(Records with drawing code)
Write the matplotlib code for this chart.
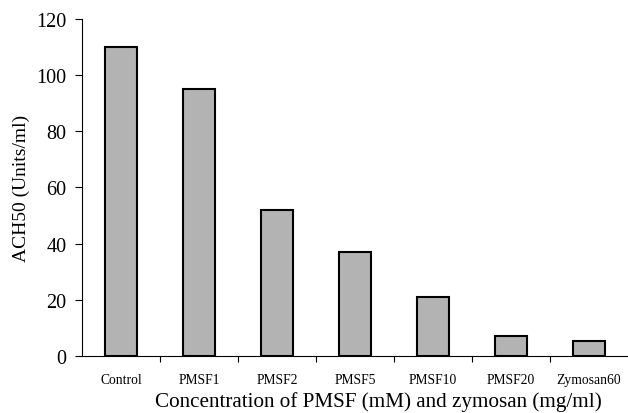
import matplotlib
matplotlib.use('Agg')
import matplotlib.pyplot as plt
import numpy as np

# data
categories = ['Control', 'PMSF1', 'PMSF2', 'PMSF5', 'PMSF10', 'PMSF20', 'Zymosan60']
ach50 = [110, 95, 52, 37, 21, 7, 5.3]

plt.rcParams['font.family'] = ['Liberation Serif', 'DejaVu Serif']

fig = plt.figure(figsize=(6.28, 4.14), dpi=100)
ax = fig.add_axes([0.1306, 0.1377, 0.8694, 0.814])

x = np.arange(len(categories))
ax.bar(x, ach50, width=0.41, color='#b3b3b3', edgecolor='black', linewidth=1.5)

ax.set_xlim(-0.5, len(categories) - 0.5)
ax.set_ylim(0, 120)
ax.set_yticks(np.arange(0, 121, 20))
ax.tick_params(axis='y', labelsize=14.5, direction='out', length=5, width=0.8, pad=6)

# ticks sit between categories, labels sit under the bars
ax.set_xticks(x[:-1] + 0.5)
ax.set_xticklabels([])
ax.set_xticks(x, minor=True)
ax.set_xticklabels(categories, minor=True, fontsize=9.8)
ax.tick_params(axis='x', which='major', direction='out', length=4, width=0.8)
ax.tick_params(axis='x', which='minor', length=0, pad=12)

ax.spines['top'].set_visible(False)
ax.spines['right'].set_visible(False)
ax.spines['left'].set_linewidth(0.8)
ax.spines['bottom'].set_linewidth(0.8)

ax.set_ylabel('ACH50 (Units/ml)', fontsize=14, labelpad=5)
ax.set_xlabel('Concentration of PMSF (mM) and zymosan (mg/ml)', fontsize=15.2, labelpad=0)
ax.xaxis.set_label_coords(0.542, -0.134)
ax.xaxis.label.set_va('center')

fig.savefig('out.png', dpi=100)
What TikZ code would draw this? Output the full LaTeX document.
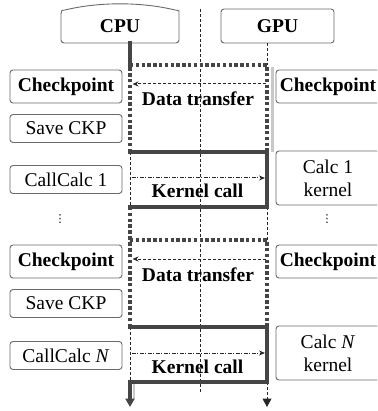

What to produce:
Go from the first line of the listing to the line holding "plt.rcParams['font.family'] = ['Liberation" and, please, transcribe those lines exactly, both included, with no pictures.

The answer:
Write the matplotlib code for this chart.
import matplotlib
matplotlib.use('Agg')
import matplotlib.pyplot as plt
import numpy as np

# data
categories = ['Control', 'PMSF1', 'PMSF2', 'PMSF5', 'PMSF10', 'PMSF20', 'Zymosan60']
ach50 = [110, 95, 52, 37, 21, 7, 5.3]

plt.rcParams['font.family'] = ['Liberation Serif', 'DejaVu Serif']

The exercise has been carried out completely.